UPN: Time Warner Is Misusing Cable PowerBy Christian
July 10, 2001 - 7:36 PM
UPN, the Enterprise network that is locked in a fierce battle for young viewers with competitor WB, recently accused WB parent Time Warner of unfairy using its power as a provider of cable provision.
The conflict arose over Time Warner Cable's actions in several communities in northern New York, where the local broadcast UPN affiliates only have a low-power transmitter. Under regulations set by the Federal Communications Commission (FCC), cable companies are not required to carry low-power television stations. In cities such as Cincinnati and Rochester, Time Warner indeed chose not to carry the programming of the local UPN affiliate, even though it was available to them for free.
Instead, the cable company imported UPN programming from Boston-based superstation WSBK, for which it had to pay. According to Time Warner, this was done because the television signals from the UPN affiliates are too weak to provide good video and sound quality. "We want to carry UPN programming," the cable company's Mike Luftman told USA Today. "This is about negotiating the appropriate terms and getting a high-quality signal."
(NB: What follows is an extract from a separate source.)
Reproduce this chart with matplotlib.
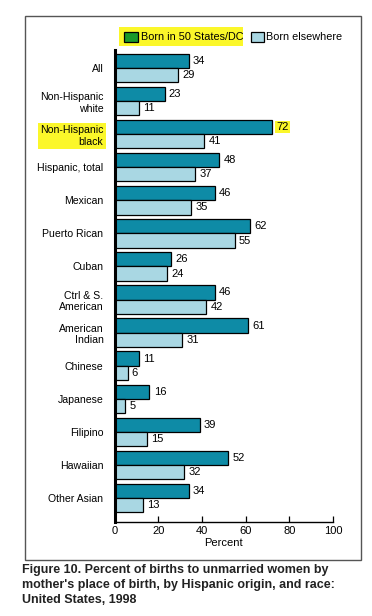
import numpy as np
import matplotlib.pyplot as plt
from matplotlib.patches import Rectangle

# data
categories = ['All', 'Non-Hispanic\nwhite', 'Non-Hispanic\nblack', 'Hispanic, total',
              'Mexican', 'Puerto Rican', 'Cuban', 'Ctrl & S.\nAmerican',
              'American\nIndian', 'Chinese', 'Japanese', 'Filipino', 'Hawaiian',
              'Other Asian']
born_us = [34, 23, 72, 48, 46, 62, 26, 46, 61, 11, 16, 39, 52, 34]
born_else = [29, 11, 41, 37, 35, 55, 24, 42, 31, 6, 5, 15, 32, 13]
xticks = [0, 20, 40, 60, 80, 100]

dark = '#0e8ba6'
light = '#a9d7e3'
hilite = '#fbf72a'

plt.rcParams['font.family'] = ['Liberation Sans', 'DejaVu Sans']
fig = plt.figure(figsize=(3.72, 6.16), dpi=100)
W, H = 372, 616

# outer frame around the chart
fig.patches.append(Rectangle((25 / W, 1 - 560 / H), 336 / W, 544 / H,
                             transform=fig.transFigure, fill=False,
                             edgecolor='#555555', linewidth=1.0))

ax = fig.add_axes([114.5 / W, 1 - 522 / H, 218.5 / W, 472 / H])
y = np.arange(len(categories))
h = 0.43
ax.barh(y - h / 2, born_us, height=h, color=dark, edgecolor='black', linewidth=0.9)
ax.barh(y + h / 2, born_else, height=h, color=light, edgecolor='black', linewidth=0.9)

for i in range(len(categories)):
    t = ax.annotate(str(born_us[i]), (born_us[i], y[i] - h / 2), xytext=(3, 0),
                    textcoords='offset points', va='center', ha='left', fontsize=8)
    if i == 2:
        t.set_bbox(dict(facecolor=hilite, edgecolor='none', pad=1))
    ax.annotate(str(born_else[i]), (born_else[i], y[i] + h / 2), xytext=(3, 0),
                textcoords='offset points', va='center', ha='left', fontsize=8)

ax.set_xlim(0, 100)
ax.set_ylim(13.725, -0.545)
ax.set_xticks(xticks)
ax.set_xticklabels([str(v) for v in xticks], fontsize=8)
ax.tick_params(axis='x', direction='in', length=4, width=0.9, pad=3)
ax.set_yticks(y)
ax.set_yticklabels(categories, fontsize=7.6, multialignment='right')
ax.tick_params(axis='y', length=0, pad=8)
ax.get_yticklabels()[2].set_bbox(dict(facecolor=hilite, edgecolor='none', pad=1.5))
ax.set_xlabel('Percent', fontsize=8, labelpad=1)
for s in ['top', 'right']:
    ax.spines[s].set_visible(False)
ax.spines['left'].set_linewidth(2.2)
ax.spines['bottom'].set_linewidth(1.0)

# legend drawn by hand so the highlight can sit behind it
fig.patches.append(Rectangle((119 / W, 1 - 46 / H), 124 / W, 19 / H,
                             transform=fig.transFigure, facecolor=hilite,
                             edgecolor='none'))
fig.patches.append(Rectangle((124 / W, 1 - 41.5 / H), 14 / W, 9 / H,
                             transform=fig.transFigure, facecolor='#1a9a2a',
                             edgecolor='black', linewidth=0.9))
fig.text(141 / W, 1 - 37 / H, 'Born in 50 States/DC', fontsize=7.8, va='center')
fig.patches.append(Rectangle((251 / W, 1 - 41.5 / H), 13 / W, 9 / H,
                             transform=fig.transFigure, facecolor=light,
                             edgecolor='black', linewidth=0.9))
fig.text(266 / W, 1 - 37 / H, 'Born elsewhere', fontsize=7.8, va='center')

fig.text(22 / W, 1 - 564 / H,
         "Figure 10. Percent of births to unmarried women by\n"
         "mother's place of birth, by Hispanic origin, and race:\n"
         "United States, 1998",
         fontsize=9.0, fontweight='bold', color='#222222', va='top', ha='left',
         linespacing=1.35)

fig.savefig('out.png', dpi=100)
But according to local UPN affiliates, their signal is fine, and Time Warner is simply doing this to limit their audience. "This is another ploy to weaken local competition and UPN, the chief rival to [Time Warner's] WB," said David Grant, general manager of WBGT in Rochester.
And according to UPN itself, this is a concerted effort by Time Warner to limit local ad sales competition for WB affiliates. "It's been very clear that Time Warner does not wish to carry any of these low-power stations," UPN chief operating officer Adam Ware said. The network felt that the decision was only about economics, as Time Warner is also blocking stations such as the UPN affiliate in Cincinnati, which "has been on for 10 years, has local sports rights and is carried on every other cable system except Time Warner's."
The network is currently negotiating with Time Warner, but Warner said that these "are at an impasse right now." UPN is considering complaining to the FCC, contending that it would be illegal for Time Warner to import the Boston UPN affiliate's programming. FCC rules give stations the exclusive local rights to show programming of the network with which they are affiliated, and by importing programming from other markets Time Warner may be violating this rule.
If the complaint is successful and Time Warner Cable still wants to carry UPN programming in its market, it may have no choice but to carry the programming of local low-power affiliates.